There are some big jawbreakers where researchers and government employees could truly benefit from joint work. Here is just a sample of big research issues that go right to the heart of the president’s management agenda.

  • Best places to work. The annual “best places to work in the federal government,” organized by the nonprofit Partnership for Public Service and the Boston Consulting Group, has found that NASA is the best large agency in which to work and the Homeland Security Department is the worst. Why? We know precious little about the forces that drive these big differences.

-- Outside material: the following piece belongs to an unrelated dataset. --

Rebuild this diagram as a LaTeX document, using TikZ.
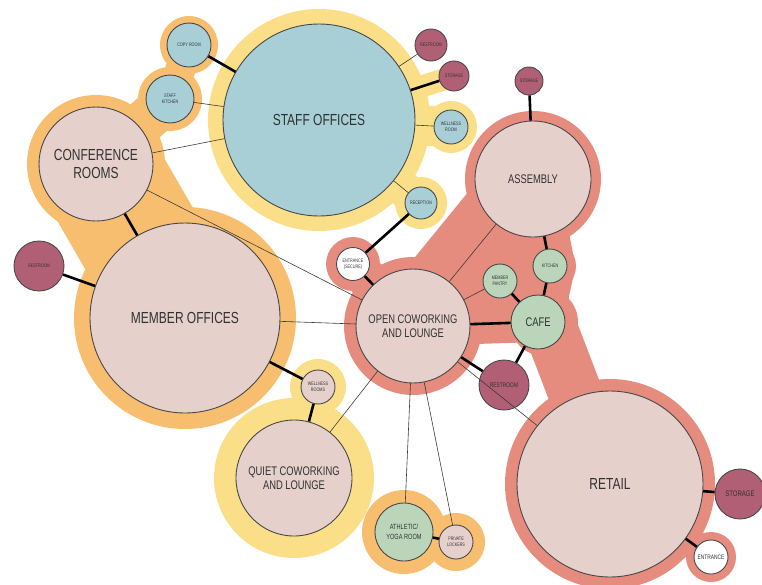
\documentclass[tikz,border=0pt]{standalone}
\usepackage{fontspec}
\setmainfont{Liberation Sans}[FakeStretch=0.75]
\usetikzlibrary{backgrounds}
\definecolor{staffblue}{RGB}{167,207,213}
\definecolor{roompink}{RGB}{229,208,204}
\definecolor{sage}{RGB}{187,213,187}
\definecolor{mauve}{RGB}{176,95,117}
\definecolor{orangeblob}{RGB}{248,190,112}
\definecolor{yellowblob}{RGB}{251,223,136}
\definecolor{salmonblob}{RGB}{229,140,127}
\definecolor{rimgray}{RGB}{72,72,72}
\definecolor{labelgray}{RGB}{50,50,50}
\definecolor{linkgray}{RGB}{60,60,55}

\begin{document}
\begin{tikzpicture}[x=1pt,y=-1pt,% one unit is one pixel of the sketch
		every node/.style={
			circle,draw=rimgray,line width=0.9pt,
			inner sep=0pt,align=center,text=labelgray
		},
		bigroom/.style={fill=roompink,font=\fontsize{16}{18}\selectfont},
		midroom/.style={fill=roompink,font=\fontsize{12.5}{14}\selectfont},
		tinylabel/.style={font=\fontsize{5}{5.6}\selectfont},
		smalllabel/.style={font=\fontsize{6.5}{7.5}\selectfont},
		band/.style={line cap=round,line join=round},
		link/.style={draw=linkgray,line width=0.6pt},
		heavy/.style={draw=black,line width=2.6pt}
	]
	\useasboundingbox (0,0) rectangle (762,584);

	% staff cluster
	\node[fill=staffblue,font=\fontsize{16}{18}\selectfont,minimum size=192pt](staff) at (319,120) {STAFF OFFICES};
	\node[fill=staffblue,tinylabel,minimum size=44pt](copyroom) at (189,45) {COPY ROOM};
	\node[fill=staffblue,tinylabel,minimum size=48pt](staffkitchen) at (170,99) {STAFF\\KITCHEN};
	\node[fill=mauve,tinylabel,minimum size=32pt](restroomA) at (431,45) {RESTROOM};
	\node[fill=mauve,tinylabel,minimum size=30pt](storageA) at (454,76) {STORAGE};
	\node[fill=staffblue,tinylabel,minimum size=34pt](wellnessA) at (451,127) {WELLNESS\\ROOM};
	\node[fill=staffblue,tinylabel,minimum size=32pt](reception) at (421,203) {RECEPTION};

	% member cluster
	\node[bigroom,minimum size=114pt](conf) at (96,164) {CONFERENCE\\ROOMS};
	\node[bigroom,minimum size=190pt](member) at (185,318) {MEMBER OFFICES};
	\node[fill=mauve,tinylabel,minimum size=50pt](restroomB) at (39,266) {RESTROOM};
	\node[fill=roompink,tinylabel,minimum size=34pt](wellnessB) at (318,387) {WELLNESS\\ROOMS};
	\node[midroom,minimum size=116pt](quiet) at (294,478) {QUIET COWORKING\\AND LOUNGE};

	% public cluster
	\node[midroom,minimum size=114pt](coworking) at (413,326) {OPEN COWORKING\\AND LOUNGE};
	\node[fill=white,tinylabel,minimum size=33pt](entrsecure) at (353,264) {ENTRANCE\\(SECURE)};
	\node[midroom,minimum size=116pt](assembly) at (533,179) {ASSEMBLY};
	\node[fill=mauve,tinylabel,minimum size=28pt](storageB) at (529,81) {STORAGE};
	\node[fill=sage,tinylabel,minimum size=34pt](pantry) at (500,281) {MEMBER\\PANTRY};
	\node[fill=sage,tinylabel,minimum size=34pt](kitchen) at (550,266) {KITCHEN};
	\node[fill=sage,font=\fontsize{12.5}{14}\selectfont,minimum size=54pt](cafe) at (538,322) {CAFE};
	\node[fill=mauve,smalllabel,minimum size=50pt](restroomC) at (504,385) {RESTROOM};
	\node[fill=sage,font=\fontsize{7.5}{10}\selectfont,minimum size=58pt](athletic) at (404,532) {ATHLETIC/\\YOGA ROOM};
	\node[fill=roompink,tinylabel,minimum size=34pt](lockers) at (456,542) {PRIVATE\\LOCKERS};
	\node[bigroom,minimum size=186pt](retail) at (610,484) {RETAIL};
	\node[fill=mauve,font=\fontsize{8}{9}\selectfont,minimum size=50pt](storageC) at (740,494) {STORAGE};
	\node[fill=white,smalllabel,minimum size=34pt](entrretail) at (711,557) {ENTRANCE};

	\path[link]
		(staffkitchen) edge (staff)
		(conf) edge (staff)
		(conf) edge (coworking)
		(member) edge (coworking)
		(staff) edge (restroomA)
		(staff) edge (wellnessA)
		(staff) edge (reception)
		(coworking) edge (assembly)
		(coworking) edge (pantry)
		(coworking) edge (quiet)
		(coworking) edge (athletic)
		(coworking) edge (lockers)
		(coworking) edge (retail)
		;
	\path[heavy]
		(copyroom) edge (staff)
		(restroomB) edge (member)
		(conf) edge (member)
		(member) edge (wellnessB)
		(wellnessB) edge (quiet)
		(staff) edge (storageA)
		(reception) edge (entrsecure)
		(entrsecure) edge (coworking)
		(storageB) edge (assembly)
		(assembly) edge (kitchen)
		(kitchen) edge (cafe)
		(pantry) edge (cafe)
		(coworking) edge (cafe)
		(coworking) edge (restroomC)
		(cafe) edge (restroomC)
		(athletic) edge (lockers)
		(retail) edge (storageC)
		(retail) edge (entrretail)
		;

	\begin{pgfonlayer}{background}
		% orange: conference and member offices
		\fill[orangeblob] (copyroom.center) circle (29pt) (staffkitchen.center) circle (32pt)
			(conf.center) circle (69pt) (member.center) circle (111pt);
		\draw[orangeblob,band,line width=30pt] (copyroom.center) -- (staffkitchen.center);
		\draw[orangeblob,band,line width=44pt] (staffkitchen.center) -- (conf.center);
		\draw[orangeblob,band,line width=124pt] (conf.center) -- (member.center);
		% yellow: staff offices
		\fill[yellowblob] (staff.center) circle (111pt) (wellnessA.center) circle (26pt)
			(reception.center) circle (26pt);
		\draw[yellowblob,band,line width=40pt] (staff.center) -- (wellnessA.center);
		\draw[yellowblob,band,line width=36pt] (staff.center) -- (reception.center);
		\draw[yellowblob,band,line width=22pt] (staff.center) -- (storageA.center);
		% salmon: coworking, assembly, cafe, retail
		\fill[salmonblob] (coworking.center) circle (69pt) (entrsecure.center) circle (27pt)
			(assembly.center) circle (68pt) (kitchen.center) circle (26pt)
			([xshift=6pt]cafe.center) circle (34pt) (retail.center) circle (105pt)
			(entrretail.center) circle (25pt);
		\fill[salmonblob] (coworking.center) -- (assembly.center) -- (cafe.center) -- cycle;
		\draw[salmonblob,band,line width=40pt] (coworking.center) -- (entrsecure.center);
		\draw[salmonblob,band,line width=84pt] (coworking.center) -- (assembly.center);
		\draw[salmonblob,band,line width=50pt] (assembly.center) -- (kitchen.center) -- (cafe.center);
		\draw[salmonblob,band,line width=40pt] (coworking.center) -- (cafe.center);
		\draw[salmonblob,band,line width=54pt] ([xshift=10pt]cafe.center) -- (retail.center);
		\draw[salmonblob,band,line width=30pt] (retail.center) -- (entrretail.center);
		% yellow: quiet coworking
		\fill[yellowblob] (quiet.center) circle (80pt) (wellnessB.center) circle (28pt);
		\draw[yellowblob,band,line width=36pt] (quiet.center) -- (wellnessB.center);
		% orange: athletic
		\fill[orangeblob] (athletic.center) circle (42pt) (lockers.center) circle (29pt);
		\draw[orangeblob,band,line width=44pt] (athletic.center) -- (lockers.center);
	\end{pgfonlayer}
\end{tikzpicture}
\end{document}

  • Employee engagement. Fascinating data framed by OMB, the Veterans Affairs Department, and the Transportation Security Administration shows that there are strong patterns between employee engagement and customer satisfaction. Among airports served by TSA, complaints are low at Chicago O’Hare while engagement is high. It’s the reverse at Atlanta Hartsfield. The answer can’t be just the part of the country, because O’Hare is a high engagement/low complaint airport but, just miles away, Chicago Midway is low engagement/high complaint. In the New York area, LaGuardia is high engagement/low complaint while Newark and JFK airports are both low engagement/high complaint. Why? Research here could help managers know how best to improve such high-touch, high-impact government programs.

  • Diversity, equity and inclusion. Federal managers want to improve DEI in their internal operations and in the ways they connect with people. To what degree do we have problems with DEI now? What steps are most likely to prove most effective in making improvements? How is a more diverse, more equitable, more inclusive federal system likely to improve trust and the performance of the federal government?

There are lots and lots and lots more issues crying out for good work. Here are some ideas. You’ll undoubtedly have your own. But it’s truly exciting to consider this administration’s focus on a learning agenda to help us make progress down the road.